Vanilla Vision Transformer

class vformer.models.classification.vanilla.VanillaViT(img_size, patch_size, n_classes, embedding_dim=1024, head_dim=64, depth=6, num_heads=16, encoder_mlp_dim=2048, in_channels=3, decoder_config=None, pool='cls', p_dropout_encoder=0.0, p_dropout_embedding=0.0)[source]

Implementation of ‘An Image is Worth 16x16 Words: Transformers for Image Recognition at Scale’ https://arxiv.org/abs/2010.11929

Parameters

img_size (int) – Size of the image
patch_size (int) – Size of a patch
n_classes (int) – Number of classes for classification
embedding_dim (int) – Dimension of hidden layer
head_dim (int) – Dimension of the attention head
depth (int) – Number of attention layers in the encoder
num_heads (int) – Number of the attention heads
encoder_mlp_dim (int) – Dimension of hidden layer in the encoder
in_channels (int) – Number of input channels
decoder_config (int or tuple or list, optional) – Configuration of the decoder.
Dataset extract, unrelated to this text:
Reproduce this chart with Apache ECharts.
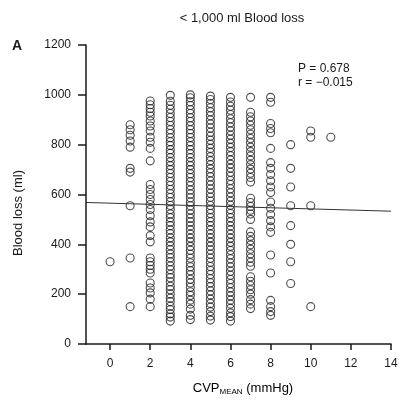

If None, the default configuration is used.
pool ({"cls","mean"}) – Feature pooling type
p_dropout_encoder (float) – Dropout probability in the encoder
p_dropout_embedding (float) – Dropout probability in the embedding layer

forward(x)[source]

Parameters: x (torch.Tensor) – Input tensor
Returns: Returns tensor of size n_classes
Return type: torch.Tensor